BIRMINGHAM – ukn a fast polarising world, with inward-looking countries closing borders and racially motivated crimes on the rise, young Sikh students in British city Birmingham, on Thurdsay, gave out a message of hope and love with Langar – and it was delicious!

Birmingham City University (BCU) Students Union and its Sikh Society members organised a community meal or langar for about 1000 people.

It’s a blessing to organise it. We’re taking Sikh values to students and telling people who we are,” Jaspreet Singh, vice president of the BCU Sikh Society, who comes from Jalandhar in Punjab, said.

Langar is an institution gifted by the founder of Sikhism, Guru Nanak Dev. No matter what your religion, race, creed, ethnicity or sexual orientation, “you have the right to feed others, to sit together and enjoy lovely conversations with each other,” Singh said.

This is the Sikh Society’s biggest event. The first one was held last year, “it’s hard and time-consuming for a student but it’s very exciting,” society president Jassi ‘Jas’ Kaur said.

Students served traditional vegetarian food, which included daal (lentils), a carrot and potato dish, samosas, pakoras, dalia (porridge) cake and sweetened water.

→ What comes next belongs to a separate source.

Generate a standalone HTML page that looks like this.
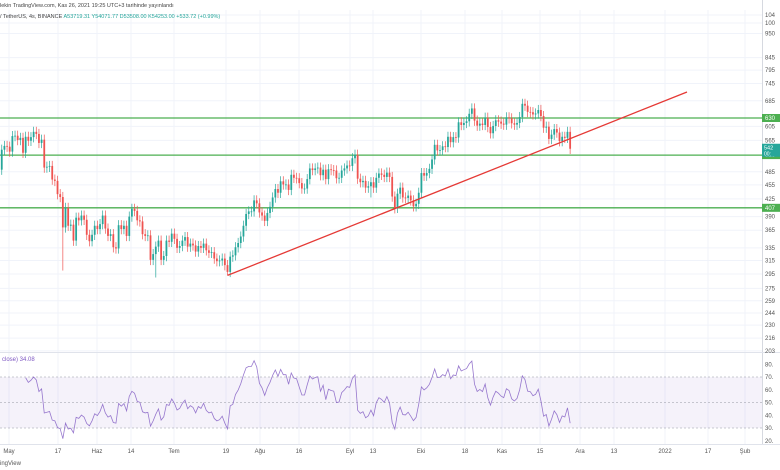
<!DOCTYPE html>
<html><head><meta charset="utf-8">
<style>
body{margin:0;width:780px;height:470px;overflow:hidden;background:#fff;font-family:"Liberation Sans",sans-serif}
svg{display:block}
</style></head>
<body>
<svg id="c" width="780" height="470" xmlns="http://www.w3.org/2000/svg"></svg>
<script>
// daily closes from Apr 25 2021 to Nov 26 2021
const closes=[49000,54000,55000,54800,53500,57700,
57800,56600,57200,53200,57500,56400,57400,58900,58300,55800,56700,49500,49700,49900,46700,46400,43500,42900,37000,40700,37300,37500,34700,38800,38300,39200,38400,35700,34600,35700,37300,
36700,37600,39200,36800,35500,35800,33600,33400,37400,36700,37300,35500,39000,40500,40100,38300,38100,35800,35500,35600,31600,32500,33700,34700,31600,32200,34700,34500,35900,35000,
33500,33800,34700,35300,33700,34200,33900,32900,33800,33500,34200,33100,32700,32800,31800,31400,31500,31800,30800,29800,32100,32300,33600,34300,35400,37300,39500,40000,40000,42200,41600,
39800,39200,38200,39700,40900,42800,44600,43800,46300,45600,45600,44400,47800,47100,47000,45900,44700,44700,46800,49300,48900,49300,49500,47700,49000,46800,49100,48900,48800,47000,47100,
48800,49300,50000,49900,51800,52700,46900,46100,46400,44900,45200,46100,44900,47100,48100,47800,47300,48300,47300,43000,40700,43600,44900,42800,42700,43200,42200,41000,41500,43800,
48200,47600,48200,49200,51500,55300,53800,53900,54900,54700,57500,56000,57400,57300,61700,60900,61500,62000,64300,66000,62200,60700,61300,60900,63100,60300,58500,60600,62300,61900,61300,
61000,63200,62900,61400,61000,61500,63300,67500,66900,64900,64800,64100,64400,65500,63600,60100,60400,56900,58100,59700,58700,56300,57500,57200,58900,54250];
const lowOverrides={24:30000,59:29000,86:29300,140:42800,149:39600};
const priceTicks=[104000,100000,95000,84500,79500,74500,68500,60500,56500,48500,45500,42500,39000,36500,33500,31500,29500,27500,25900,24400,23000,21600,20300];
const levels=[63000,52600,40700];
const rsiTicks=[80,70,60,50,40,30,20];
const xLabels=["May","17","Haz","14","Tem","19","Ağu","16","Eyl","13","Eki","18","Kas","15","Ara","13","2022","17","Şub"];
const xLabelPos=[9,58,97,131,174,226,260,299,350,373,421,465,502,540,580,614,665,708,745];
const trend=[[29300,86],[71500,259]];

const NS="http://www.w3.org/2000/svg",svg=document.getElementById('c');
function el(t,a,p){const e=document.createElementNS(NS,t);for(const k in a)e.setAttribute(k,a[k]);(p||svg).appendChild(e);return e;}
const xD=i=>-0.9+i*2.656;
const yP=p=>118+205.6*Math.log(63000/p);
const yR=v=>402.5-(v-50)*1.275;

for(const x of xLabelPos){const g=el('line',{x1:x,x2:x,y1:10,y2:444,stroke:'#f0f3fa'});}
for(const p of priceTicks){const g=el('line',{x1:0,x2:762,y1:yP(p),y2:yP(p),stroke:'#f0f3fa'});}
el('line',{x1:762.5,x2:762.5,y1:0,y2:444,stroke:'#d6d9e0'});
el('line',{x1:0,x2:780,y1:352.5,y2:352.5,stroke:'#e0e3eb'});
el('line',{x1:0,x2:780,y1:444.5,y2:444.5,stroke:'#e0e3eb'});

for(const p of priceTicks){const t=el('text',{x:765,y:yP(p)+2,'font-size':6,fill:'#555'});t.textContent=String(p).slice(0,3);}

levels.forEach((p,k)=>{const l=el('line',{x1:0,x2:762,y1:yP(p),y2:yP(p),stroke:'#4caf50','stroke-width':1.3});
const r=el('rect',{x:762,y:yP(p)-4,width:18,height:8,fill:'#4caf50'});
const t=el('text',{x:765,y:yP(p)+2,'font-size':6,fill:'#fff'});t.textContent=String(p).slice(0,3);});

closes.forEach((c,i)=>{const o=i?closes[i-1]:48500;const up=c>=o;const col=up?'#26a69a':'#ef5350';
const hi=Math.max(o,c)*1.025;const lo=lowOverrides[i]||Math.min(o,c)*0.975;const x=xD(i);
const w=el('line',{x1:x,x2:x,y1:yP(hi),y2:yP(lo),stroke:col,'stroke-width':0.7});
const y1=yP(Math.max(o,c)),y2=yP(Math.min(o,c));
const b=el('rect',{x:x-0.9,y:y1,width:1.8,height:Math.max(0.8,y2-y1),fill:col});});

const tl=el('line',{x1:xD(trend[0][1]),y1:yP(trend[0][0]),x2:xD(trend[1][1]),y2:yP(trend[1][0]),stroke:'#e53935','stroke-width':1.3});

const last=closes[closes.length-1];
const cp=el('rect',{x:762,y:yP(last)-5,width:18,height:13,fill:'#26a69a'});
const cpt=el('text',{x:764,y:yP(last)+1,'font-size':5.5,fill:'#fff'});cpt.textContent=String(last).slice(0,3);
const cpt2=el('text',{x:764,y:yP(last)+7,'font-size':5,fill:'#fff'});cpt2.textContent='00:';

const band=el('rect',{x:0,y:yR(70),width:762,height:yR(30)-yR(70),fill:'#7e57c2','fill-opacity':0.08});
[70,50,30].forEach(v=>{const l=el('line',{x1:0,x2:762,y1:yR(v),y2:yR(v),stroke:'#9598a1','stroke-dasharray':'2,2','stroke-width':0.6});});
for(const v of rsiTicks){const t=el('text',{x:765,y:yR(v)+2,'font-size':6,fill:'#555'});t.textContent=v+'.';}
const N=10;let ag=0,al=0;const rsi=[];
for(let i=1;i<closes.length;i++){const d=closes[i]-closes[i-1];const g=Math.max(d,0),l=Math.max(-d,0);
if(i<=N){ag+=g/N;al+=l/N;}else{ag=(ag*(N-1)+g)/N;al=(al*(N-1)+l)/N;}
if(i>=N)rsi.push([i,al===0?100:100-100/(1+ag/al)]);}
const pl=el('polyline',{points:rsi.map(([i,v])=>xD(i)+','+Math.min(442,Math.max(354,yR(v)))).join(' '),fill:'none',stroke:'#7e57c2','stroke-opacity':0.8,'stroke-width':0.8});
const rl=el('text',{x:2,y:361,'font-size':6,fill:'#7e57c2'});rl.textContent='close) 34.08';

xLabels.forEach((s,k)=>{const t=el('text',{x:xLabelPos[k],y:453,'font-size':6,fill:'#555','text-anchor':'middle'});t.textContent=s;});
const tv=el('text',{x:0,y:465,'font-size':6,fill:'#555'});tv.textContent='ingView';

const h1=el('text',{x:0,y:7,'font-size':5.5,fill:'#444'});h1.textContent='lekin TradingView.com, Kas 26, 2021 19:25 UTC+3 tarihinde yayınlandı';
const h2=el('text',{x:0,y:18,'font-size':5.5,fill:'#444'});
h2.innerHTML='/ TetherUS, 4s, BINANCE <tspan fill="#26a69a">A53719.31 Y54071.77 D53508.00 K54253.00 +533.72 (+0.99%)</tspan>';
</script>
</body></html>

British Organisation of Sikh Students helped the BSU Sikh Society organise the event. Another charity, the Midlands Langar Seva, which feeds hundreds of homeless and poor people every day, cooked the food. Birmingham City University Students’ Union also played a very key role in booking space for the event.
“It was a bit spicy, but that’s my favourite. I love spicy food,” a guest at the event said. “I am glad people have other beliefs, that they don’t try to force their beliefs on me and I don’t try and force mine on them. We can discover each other’s feelings,” he said.
Langar on Campus events are organised by Sikh students in universities all across the world, where students, staff and community members from all backgrounds come together and eat. Everyone sits on a carpet together at the same level – signifying equality – and only vegetarian food is served in order to cater for everyone, no matter what their diet is.